I have been the financial person for many, many years in my own business & in the Orthodox churches I have attended. I find 20/80 rule to be true for both. In business, 20% of my customers are providing 80% of my business. At church 20% of the attendees are donating 80% of the church’s income (and 20% of the attendees are the arms & legs, doing 80% of the church’s work!).
In a perfect world, we would all be donating a 10% tithe for the church to do it’s work. In reality, it shocks me the number of people who give less than $1000 ……. less that $500 ….. a year to do the church’s work! That’s $10 or $20 a week!!!!!!
If those large donors were not donating, it is possible that some of our Orthodox churches would have to close their door. Unfortunately, we are not close knit communities where everyone gives accorning to their means and receives according to their needs.
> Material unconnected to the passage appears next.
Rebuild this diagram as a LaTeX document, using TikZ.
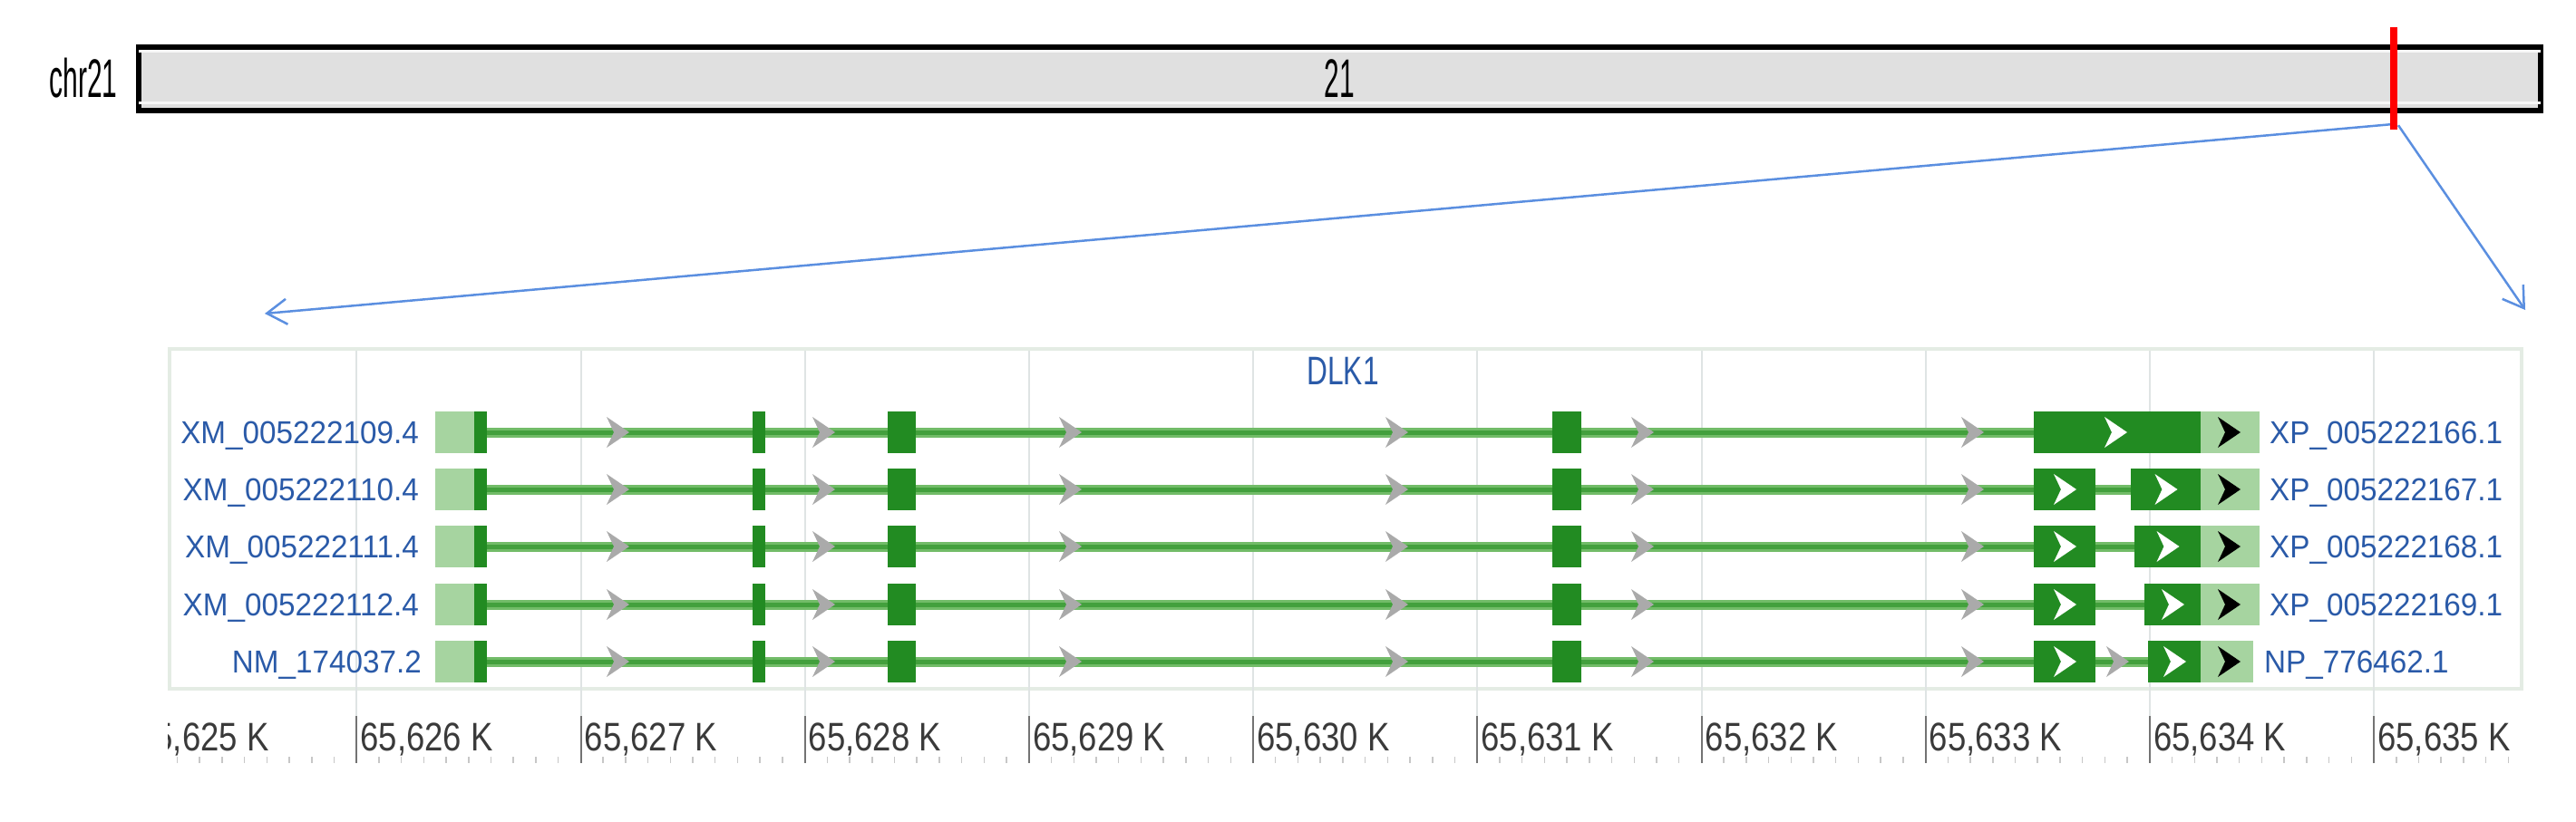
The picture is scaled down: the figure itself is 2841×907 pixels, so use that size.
\documentclass[tikz,border=0pt]{standalone}
\usepackage{fontspec}
\setmainfont{Liberation Sans}
\newfontfamily\chrfont[FakeStretch=0.5]{Liberation Sans}
\newfontfamily\axfont[FakeStretch=0.83]{Liberation Sans}
\newfontfamily\genefont[FakeStretch=0.72]{Liberation Sans}
\newfontfamily\lblfont[FakeStretch=0.95]{Liberation Sans}
\usetikzlibrary{arrows.meta}
\definecolor{exonc}{HTML}{228B22}
\definecolor{utrc}{HTML}{A6D4A0}
\definecolor{intout}{HTML}{72BC68}
\definecolor{intin}{HTML}{43A03D}
\definecolor{arrgray}{HTML}{AAAAAA}
\definecolor{lblue}{HTML}{2A5AA8}
\definecolor{conblue}{HTML}{5B8FE0}
\definecolor{gridc}{HTML}{DFE4E4}
\definecolor{panelc}{HTML}{E4ECE4}
\definecolor{barfill}{HTML}{E0E0E0}
\definecolor{axtext}{HTML}{3A3A3A}
\begin{document}
\begin{tikzpicture}[x=1pt,y=-1pt,
  chrbar/.style={draw=black, line width=6pt, fill=barfill, minimum width=2649pt, minimum height=70pt, inner sep=0pt, font=\chrfont\fontsize{60}{60}\selectfont},
  chrlbl/.style={font=\chrfont\fontsize{60}{60}\selectfont, inner sep=0pt},
  conn/.style={conblue, line width=2.5pt, -{Straight Barb[length=22pt,width=28pt,line width=2.5pt]}},
  intronO/.style={intout, line width=11pt},
  intronI/.style={intin, line width=5pt},
  lbl/.style={font=\lblfont\fontsize{35}{40}\selectfont, text=lblue, inner sep=0pt},
  genelbl/.style={font=\genefont\fontsize{44}{44}\selectfont, text=lblue, inner sep=0pt},
  axlbl/.style={font=\axfont\fontsize{44}{44}\selectfont, text=axtext, inner sep=0pt},
  chev/.pic={\path[pic actions] (-12,-17) -- (13,0) -- (-12,17) -- (-4,0) -- cycle;}
]
\useasboundingbox (0,0) rectangle (2841,907);

% chromosome ideogram
\node[chrlbl, anchor=base] (chrname) at (92,107) {chr21};
\node[chrbar] (bar) at (1477.5,87) {21};
\draw[white!94!gray, line width=3pt] ([xshift=3pt,yshift=-8pt]bar.north west) -- ([xshift=-3pt,yshift=-8pt]bar.north east);
\draw[white!94!gray, line width=3pt] ([xshift=3pt,yshift=12pt]bar.south west) -- ([xshift=-3pt,yshift=12pt]bar.south east);

% zoom connectors
\coordinate (lt) at (292,346);
\coordinate (rt) at (2785,342);
\node[fill=red, minimum width=8pt, minimum height=113pt, inner sep=0pt] (mark) at (2640,86.5) {};
\draw[conn] ([xshift=-3pt,yshift=6pt]mark.south) -- (lt);
\draw[conn] ([xshift=5pt,yshift=5pt]mark.south) -- (rt);
\node[fill=red, minimum width=8pt, minimum height=113pt, inner sep=0pt] at (mark) {};

% panel and grid
\draw[panelc, line width=4pt] (187,385) rectangle (2781,760);
\foreach \k in {0,...,9}{
  \draw[gridc, line width=2pt] ({393.3+247.2*\k},387) -- ({393.3+247.2*\k},790);
}

% axis
\begin{scope}
\clip (185,770) rectangle (2800,870);
\foreach \m in {0,...,106}{
  \draw[black!22, line width=1.5pt] ({146+24.72*\m},835) -- ({146+24.72*\m},842);
}
\foreach \k in {-1,...,9}{
  \pgfmathtruncatemacro\kn{626+\k}
  \draw[black!55, line width=2pt] ({393.3+247.2*\k},790) -- ({393.3+247.2*\k},842);
  \node[axlbl, anchor=base west] (ax\kn) at ({393.3+247.2*\k+4},828) {65,\kn{} K};
}
\end{scope}

% gene name
\node[genelbl] (gene) at (1481,409) {DLK1};

% transcripts
\foreach \y/\lname/\rname/\lx/\rx/\ue [count=\i] in {
  477/XM\_005222109.4/XP\_005222166.1/462/2503/2492,
  540/XM\_005222110.4/XP\_005222167.1/462/2503/2492,
  603/XM\_005222111.4/XP\_005222168.1/462/2503/2492,
  667/XM\_005222112.4/XP\_005222169.1/462/2503/2492,
  730/NM\_174037.2/NP\_776462.1/465/2497/2485}{
  \draw[intronO] (537,\y) -- (2427,\y);
  \draw[intronI] (537,\y) -- (2427,\y);
  \fill[utrc] (480,{\y-23}) rectangle (523,{\y+23});
  \fill[exonc] (523,{\y-23}) rectangle (537,{\y+23});
  \fill[exonc] (830,{\y-23}) rectangle (844,{\y+23});
  \fill[exonc] (979,{\y-23}) rectangle (1010,{\y+23});
  \fill[exonc] (1712,{\y-23}) rectangle (1744,{\y+23});
  \fill[utrc] (2427,{\y-23}) rectangle (\ue,{\y+23});
  \foreach \ax in {681,908,1180,1540,1811,2175}{
    \pic[fill=arrgray] at (\ax,\y) {chev};
  }
  \pic[fill=black] at (2458,\y) {chev};
  \node[lbl, anchor=base east] (L\i) at (\lx,{\y+12}) {\lname};
  \node[lbl, anchor=base west] (R\i) at (\rx,{\y+12}) {\rname};
}
% last coding exons
\fill[exonc] (2243,454) rectangle (2427,500);
\pic[fill=white] at (2333,477) {chev};
\foreach \y/\b in {540/2350,603/2354,667/2365,730/2369}{
  \fill[exonc] (2243,{\y-23}) rectangle (2311,{\y+23});
  \fill[exonc] (\b,{\y-23}) rectangle (2427,{\y+23});
  \pic[fill=white] at (2277,\y) {chev};
  \pic[fill=white] at ({(\b+2427)/2},\y) {chev};
}
\pic[fill=arrgray] at (2335,730) {chev};
\end{tikzpicture}
\end{document}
We just have to give our priests more slack, more support, less criticism. They are doing a hard job & the things demanded of them (and their families) would not be tolerated in the rest of the working world (for the amount of money they are being paid.)
Can we just love & honor our priests, and if they make a mistake, or make a decision you wouldn’t make, give them the space of just being human?
Randi McAllister says
Thank you for this article; all parishes should read it!
The examples in the article show that we fail to love one another enough, and that we selfishly want our own way.
I am a clinical psychologist, and have often wondered where priests and their families might get sound counseling in everyday difficulties such as these.